- [WRITTEN PROBLEM]:
Quote all of the data exactly as given. Skip every picture it contains.

╭──

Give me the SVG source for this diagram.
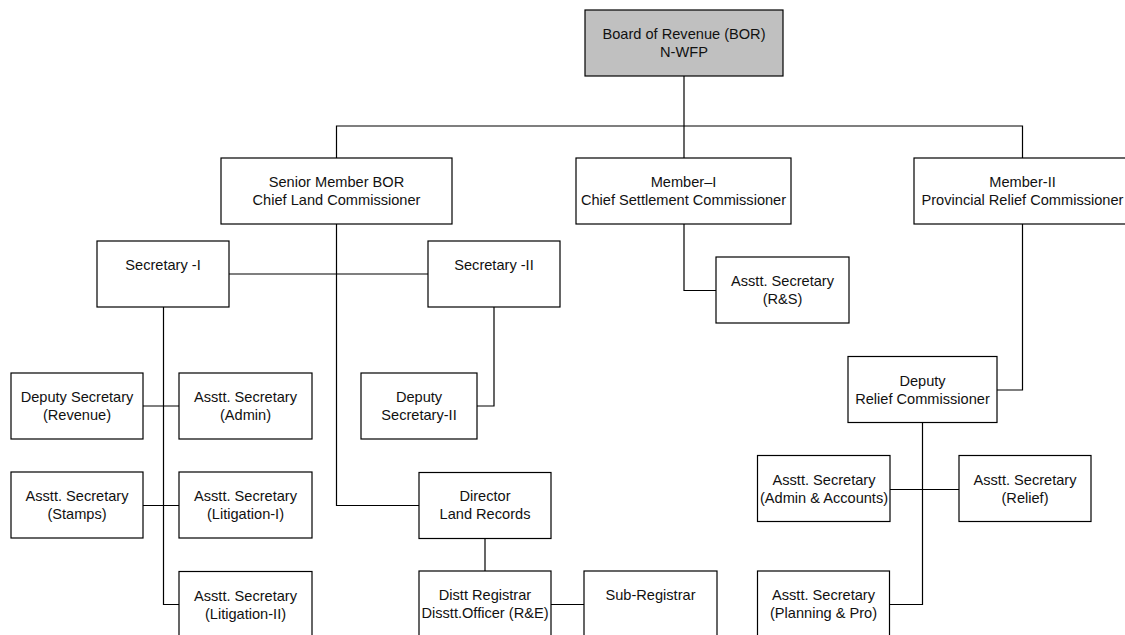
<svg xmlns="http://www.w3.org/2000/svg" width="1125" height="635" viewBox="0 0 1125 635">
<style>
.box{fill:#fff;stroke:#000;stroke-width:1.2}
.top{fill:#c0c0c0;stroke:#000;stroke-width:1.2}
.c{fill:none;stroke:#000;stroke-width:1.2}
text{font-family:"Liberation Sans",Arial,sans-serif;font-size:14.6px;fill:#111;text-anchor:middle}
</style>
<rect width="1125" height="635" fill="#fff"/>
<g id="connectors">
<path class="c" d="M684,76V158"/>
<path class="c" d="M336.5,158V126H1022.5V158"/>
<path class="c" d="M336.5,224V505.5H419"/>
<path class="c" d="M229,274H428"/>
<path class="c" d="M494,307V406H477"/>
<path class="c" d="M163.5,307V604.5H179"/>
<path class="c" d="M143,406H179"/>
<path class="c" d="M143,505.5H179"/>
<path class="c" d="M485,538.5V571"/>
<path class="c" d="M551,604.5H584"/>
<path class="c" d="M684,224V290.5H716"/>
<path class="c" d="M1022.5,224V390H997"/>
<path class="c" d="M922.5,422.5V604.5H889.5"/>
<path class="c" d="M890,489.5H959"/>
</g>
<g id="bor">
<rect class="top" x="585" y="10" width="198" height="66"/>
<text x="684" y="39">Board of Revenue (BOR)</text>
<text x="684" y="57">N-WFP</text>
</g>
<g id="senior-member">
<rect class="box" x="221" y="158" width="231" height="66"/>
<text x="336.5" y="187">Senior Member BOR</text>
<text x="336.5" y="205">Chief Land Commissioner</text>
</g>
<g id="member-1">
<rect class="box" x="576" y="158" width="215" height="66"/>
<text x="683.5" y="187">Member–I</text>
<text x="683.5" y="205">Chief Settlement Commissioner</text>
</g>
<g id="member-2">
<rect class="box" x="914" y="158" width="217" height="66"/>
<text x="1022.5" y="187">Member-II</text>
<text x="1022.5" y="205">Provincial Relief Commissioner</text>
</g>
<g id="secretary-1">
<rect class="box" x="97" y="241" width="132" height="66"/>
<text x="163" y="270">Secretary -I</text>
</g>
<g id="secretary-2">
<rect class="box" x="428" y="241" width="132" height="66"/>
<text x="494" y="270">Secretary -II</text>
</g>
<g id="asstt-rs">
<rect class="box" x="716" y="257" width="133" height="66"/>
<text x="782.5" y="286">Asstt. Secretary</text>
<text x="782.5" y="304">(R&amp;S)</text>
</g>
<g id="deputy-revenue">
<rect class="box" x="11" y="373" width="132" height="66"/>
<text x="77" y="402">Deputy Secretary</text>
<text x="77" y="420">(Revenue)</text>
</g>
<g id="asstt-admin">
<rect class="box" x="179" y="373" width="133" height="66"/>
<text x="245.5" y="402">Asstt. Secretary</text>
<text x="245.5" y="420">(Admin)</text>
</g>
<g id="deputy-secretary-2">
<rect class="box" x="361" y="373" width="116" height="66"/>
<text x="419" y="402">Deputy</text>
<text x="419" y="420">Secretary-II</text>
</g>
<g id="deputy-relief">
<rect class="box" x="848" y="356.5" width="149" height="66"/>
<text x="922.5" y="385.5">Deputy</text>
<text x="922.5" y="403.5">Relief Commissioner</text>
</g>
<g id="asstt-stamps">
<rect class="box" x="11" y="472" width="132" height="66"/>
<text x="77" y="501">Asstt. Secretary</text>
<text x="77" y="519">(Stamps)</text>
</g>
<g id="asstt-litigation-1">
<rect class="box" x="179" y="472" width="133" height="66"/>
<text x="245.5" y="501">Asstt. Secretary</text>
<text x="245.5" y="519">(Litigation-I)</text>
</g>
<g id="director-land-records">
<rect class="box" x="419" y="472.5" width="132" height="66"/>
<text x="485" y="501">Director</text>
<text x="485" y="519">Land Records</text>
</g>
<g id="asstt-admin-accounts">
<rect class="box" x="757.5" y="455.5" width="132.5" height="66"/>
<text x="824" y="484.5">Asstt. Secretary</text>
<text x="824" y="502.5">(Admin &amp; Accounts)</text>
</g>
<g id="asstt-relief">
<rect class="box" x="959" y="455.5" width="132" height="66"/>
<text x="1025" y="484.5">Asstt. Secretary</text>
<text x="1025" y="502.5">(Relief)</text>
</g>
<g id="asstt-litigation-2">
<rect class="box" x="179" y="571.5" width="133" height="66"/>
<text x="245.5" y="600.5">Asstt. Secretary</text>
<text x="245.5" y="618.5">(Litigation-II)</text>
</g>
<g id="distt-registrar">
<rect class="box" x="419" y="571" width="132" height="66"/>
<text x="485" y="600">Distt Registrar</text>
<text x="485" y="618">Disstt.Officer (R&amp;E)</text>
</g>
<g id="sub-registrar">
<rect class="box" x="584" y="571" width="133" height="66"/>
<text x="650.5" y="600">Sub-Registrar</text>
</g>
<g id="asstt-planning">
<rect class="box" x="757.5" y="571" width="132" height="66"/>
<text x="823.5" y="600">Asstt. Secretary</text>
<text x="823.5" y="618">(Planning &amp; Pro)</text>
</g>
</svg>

╰──

- [EXERCISE OUTPUT]:
Give me the SVG source for this diagram.
<svg xmlns="http://www.w3.org/2000/svg" width="1125" height="635" viewBox="0 0 1125 635">
<style>
.box{fill:#fff;stroke:#000;stroke-width:1.2}
.top{fill:#c0c0c0;stroke:#000;stroke-width:1.2}
.c{fill:none;stroke:#000;stroke-width:1.2}
text{font-family:"Liberation Sans",Arial,sans-serif;font-size:14.6px;fill:#111;text-anchor:middle}
</style>
<rect width="1125" height="635" fill="#fff"/>
<g id="connectors">
<path class="c" d="M684,76V158"/>
<path class="c" d="M336.5,158V126H1022.5V158"/>
<path class="c" d="M336.5,224V505.5H419"/>
<path class="c" d="M229,274H428"/>
<path class="c" d="M494,307V406H477"/>
<path class="c" d="M163.5,307V604.5H179"/>
<path class="c" d="M143,406H179"/>
<path class="c" d="M143,505.5H179"/>
<path class="c" d="M485,538.5V571"/>
<path class="c" d="M551,604.5H584"/>
<path class="c" d="M684,224V290.5H716"/>
<path class="c" d="M1022.5,224V390H997"/>
<path class="c" d="M922.5,422.5V604.5H889.5"/>
<path class="c" d="M890,489.5H959"/>
</g>
<g id="bor">
<rect class="top" x="585" y="10" width="198" height="66"/>
<text x="684" y="39">Board of Revenue (BOR)</text>
<text x="684" y="57">N-WFP</text>
</g>
<g id="senior-member">
<rect class="box" x="221" y="158" width="231" height="66"/>
<text x="336.5" y="187">Senior Member BOR</text>
<text x="336.5" y="205">Chief Land Commissioner</text>
</g>
<g id="member-1">
<rect class="box" x="576" y="158" width="215" height="66"/>
<text x="683.5" y="187">Member–I</text>
<text x="683.5" y="205">Chief Settlement Commissioner</text>
</g>
<g id="member-2">
<rect class="box" x="914" y="158" width="217" height="66"/>
<text x="1022.5" y="187">Member-II</text>
<text x="1022.5" y="205">Provincial Relief Commissioner</text>
</g>
<g id="secretary-1">
<rect class="box" x="97" y="241" width="132" height="66"/>
<text x="163" y="270">Secretary -I</text>
</g>
<g id="secretary-2">
<rect class="box" x="428" y="241" width="132" height="66"/>
<text x="494" y="270">Secretary -II</text>
</g>
<g id="asstt-rs">
<rect class="box" x="716" y="257" width="133" height="66"/>
<text x="782.5" y="286">Asstt. Secretary</text>
<text x="782.5" y="304">(R&amp;S)</text>
</g>
<g id="deputy-revenue">
<rect class="box" x="11" y="373" width="132" height="66"/>
<text x="77" y="402">Deputy Secretary</text>
<text x="77" y="420">(Revenue)</text>
</g>
<g id="asstt-admin">
<rect class="box" x="179" y="373" width="133" height="66"/>
<text x="245.5" y="402">Asstt. Secretary</text>
<text x="245.5" y="420">(Admin)</text>
</g>
<g id="deputy-secretary-2">
<rect class="box" x="361" y="373" width="116" height="66"/>
<text x="419" y="402">Deputy</text>
<text x="419" y="420">Secretary-II</text>
</g>
<g id="deputy-relief">
<rect class="box" x="848" y="356.5" width="149" height="66"/>
<text x="922.5" y="385.5">Deputy</text>
<text x="922.5" y="403.5">Relief Commissioner</text>
</g>
<g id="asstt-stamps">
<rect class="box" x="11" y="472" width="132" height="66"/>
<text x="77" y="501">Asstt. Secretary</text>
<text x="77" y="519">(Stamps)</text>
</g>
<g id="asstt-litigation-1">
<rect class="box" x="179" y="472" width="133" height="66"/>
<text x="245.5" y="501">Asstt. Secretary</text>
<text x="245.5" y="519">(Litigation-I)</text>
</g>
<g id="director-land-records">
<rect class="box" x="419" y="472.5" width="132" height="66"/>
<text x="485" y="501">Director</text>
<text x="485" y="519">Land Records</text>
</g>
<g id="asstt-admin-accounts">
<rect class="box" x="757.5" y="455.5" width="132.5" height="66"/>
<text x="824" y="484.5">Asstt. Secretary</text>
<text x="824" y="502.5">(Admin &amp; Accounts)</text>
</g>
<g id="asstt-relief">
<rect class="box" x="959" y="455.5" width="132" height="66"/>
<text x="1025" y="484.5">Asstt. Secretary</text>
<text x="1025" y="502.5">(Relief)</text>
</g>
<g id="asstt-litigation-2">
<rect class="box" x="179" y="571.5" width="133" height="66"/>
<text x="245.5" y="600.5">Asstt. Secretary</text>
<text x="245.5" y="618.5">(Litigation-II)</text>
</g>
<g id="distt-registrar">
<rect class="box" x="419" y="571" width="132" height="66"/>
<text x="485" y="600">Distt Registrar</text>
<text x="485" y="618">Disstt.Officer (R&amp;E)</text>
</g>
<g id="sub-registrar">
<rect class="box" x="584" y="571" width="133" height="66"/>
<text x="650.5" y="600">Sub-Registrar</text>
</g>
<g id="asstt-planning">
<rect class="box" x="757.5" y="571" width="132" height="66"/>
<text x="823.5" y="600">Asstt. Secretary</text>
<text x="823.5" y="618">(Planning &amp; Pro)</text>
</g>
</svg>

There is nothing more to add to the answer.